▶ **Recorded information**
·····
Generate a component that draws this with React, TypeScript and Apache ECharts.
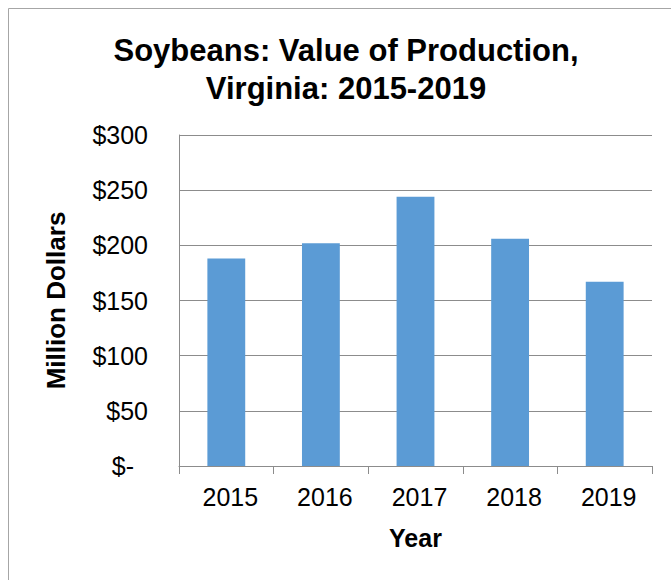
import React, { useEffect, useRef } from "react";
import * as echarts from "echarts";

const years = ["2015", "2016", "2017", "2018", "2019"];
const values = [188, 202, 244, 206, 167];
const yTicks = [0, 50, 100, 150, 200, 250, 300];

export default function App() {
  const ref = useRef<HTMLDivElement>(null);
  useEffect(() => {
    document.body.style.margin = "0";
    const chart = echarts.init(ref.current!, null, { renderer: "svg" });
    chart.setOption({
      animation: false,
      backgroundColor: "#ffffff",
      title: {
        text: "Soybeans: Value of Production,\nVirginia: 2015-2019",
        left: 346,
        textAlign: "center",
        top: 31,
        padding: 0,
        textStyle: {
          fontFamily: "Liberation Sans, Arial, sans-serif",
          fontWeight: "bold",
          fontSize: 31,
          lineHeight: 38,
          color: "#000",
        },
      },
      graphic: [
        {
          type: "rect",
          shape: { x: 8.5, y: 8.5, width: 700, height: 700 },
          style: { fill: "none", stroke: "#a6a6a6", lineWidth: 1 },
          silent: true,
        },
      ],
      grid: { left: 179, right: 19, top: 135, bottom: 114 },
      xAxis: {
        type: "category",
        data: years,
        name: "Year",
        nameLocation: "middle",
        nameGap: 59,
        nameTextStyle: {
          fontFamily: "Liberation Sans, Arial, sans-serif",
          fontWeight: "bold",
          fontSize: 25,
          color: "#000",
        },
        axisLine: { show: true, lineStyle: { color: "#8c8c8c", width: 1 } },
        axisTick: { show: true, length: 8, lineStyle: { color: "#8c8c8c" } },
        axisLabel: {
          fontFamily: "Liberation Sans, Arial, sans-serif",
          fontSize: 25,
          color: "#000",
          margin: 18,
          padding: [0, 0, 0, 8],
        },
      },
      yAxis: {
        type: "value",
        min: 0,
        max: 300,
        interval: 50,
        name: "Million Dollars",
        nameLocation: "middle",
        nameGap: 110,
        nameTextStyle: {
          fontFamily: "Liberation Sans, Arial, sans-serif",
          fontWeight: "bold",
          fontSize: 26,
          color: "#000",
        },
        axisLine: { show: true, lineStyle: { color: "#8c8c8c", width: 1 } },
        axisTick: { show: false },
        splitLine: { show: true, lineStyle: { color: "#8c8c8c", width: 1 } },
        axisLabel: {
          fontFamily: "Liberation Sans, Arial, sans-serif",
          fontSize: 25,
          color: "#000",
          margin: 31,
          formatter: (v: number) =>
            yTicks.includes(v) ? (v === 0 ? "{z|$-}" : "$" + v) : "",
          rich: {
            z: {
              fontFamily: "Liberation Sans, Arial, sans-serif",
              fontSize: 25,
              color: "#000",
              padding: [0, 14, 0, 0],
            },
          },
        },
      },
      series: [
        {
          type: "bar",
          data: values,
          barWidth: "40%",
          itemStyle: { color: "#5B9BD5" },
        },
      ],
    });
    return () => chart.dispose();
  }, []);
  return <div ref={ref} style={{ width: 671, height: 580 }} />;
}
·····
▶ **Exercise directions**
Without the pictures, repeat the listing above exactly.

▶ **Answer**
Generate a component that draws this with React, TypeScript and Apache ECharts.
import React, { useEffect, useRef } from "react";
import * as echarts from "echarts";

const years = ["2015", "2016", "2017", "2018", "2019"];
const values = [188, 202, 244, 206, 167];
const yTicks = [0, 50, 100, 150, 200, 250, 300];

export default function App() {
  const ref = useRef<HTMLDivElement>(null);
  useEffect(() => {
    document.body.style.margin = "0";
    const chart = echarts.init(ref.current!, null, { renderer: "svg" });
    chart.setOption({
      animation: false,
      backgroundColor: "#ffffff",
      title: {
        text: "Soybeans: Value of Production,\nVirginia: 2015-2019",
        left: 346,
        textAlign: "center",
        top: 31,
        padding: 0,
        textStyle: {
          fontFamily: "Liberation Sans, Arial, sans-serif",
          fontWeight: "bold",
          fontSize: 31,
          lineHeight: 38,
          color: "#000",
        },
      },
      graphic: [
        {
          type: "rect",
          shape: { x: 8.5, y: 8.5, width: 700, height: 700 },
          style: { fill: "none", stroke: "#a6a6a6", lineWidth: 1 },
          silent: true,
        },
      ],
      grid: { left: 179, right: 19, top: 135, bottom: 114 },
      xAxis: {
        type: "category",
        data: years,
        name: "Year",
        nameLocation: "middle",
        nameGap: 59,
        nameTextStyle: {
          fontFamily: "Liberation Sans, Arial, sans-serif",
          fontWeight: "bold",
          fontSize: 25,
          color: "#000",
        },
        axisLine: { show: true, lineStyle: { color: "#8c8c8c", width: 1 } },
        axisTick: { show: true, length: 8, lineStyle: { color: "#8c8c8c" } },
        axisLabel: {
          fontFamily: "Liberation Sans, Arial, sans-serif",
          fontSize: 25,
          color: "#000",
          margin: 18,
          padding: [0, 0, 0, 8],
        },
      },
      yAxis: {
        type: "value",
        min: 0,
        max: 300,
        interval: 50,
        name: "Million Dollars",
        nameLocation: "middle",
        nameGap: 110,
        nameTextStyle: {
          fontFamily: "Liberation Sans, Arial, sans-serif",
          fontWeight: "bold",
          fontSize: 26,
          color: "#000",
        },
        axisLine: { show: true, lineStyle: { color: "#8c8c8c", width: 1 } },
        axisTick: { show: false },
        splitLine: { show: true, lineStyle: { color: "#8c8c8c", width: 1 } },
        axisLabel: {
          fontFamily: "Liberation Sans, Arial, sans-serif",
          fontSize: 25,
          color: "#000",
          margin: 31,
          formatter: (v: number) =>
            yTicks.includes(v) ? (v === 0 ? "{z|$-}" : "$" + v) : "",
          rich: {
            z: {
              fontFamily: "Liberation Sans, Arial, sans-serif",
              fontSize: 25,
              color: "#000",
              padding: [0, 14, 0, 0],
            },
          },
        },
      },
      series: [
        {
          type: "bar",
          data: values,
          barWidth: "40%",
          itemStyle: { color: "#5B9BD5" },
        },
      ],
    });
    return () => chart.dispose();
  }, []);
  return <div ref={ref} style={{ width: 671, height: 580 }} />;
}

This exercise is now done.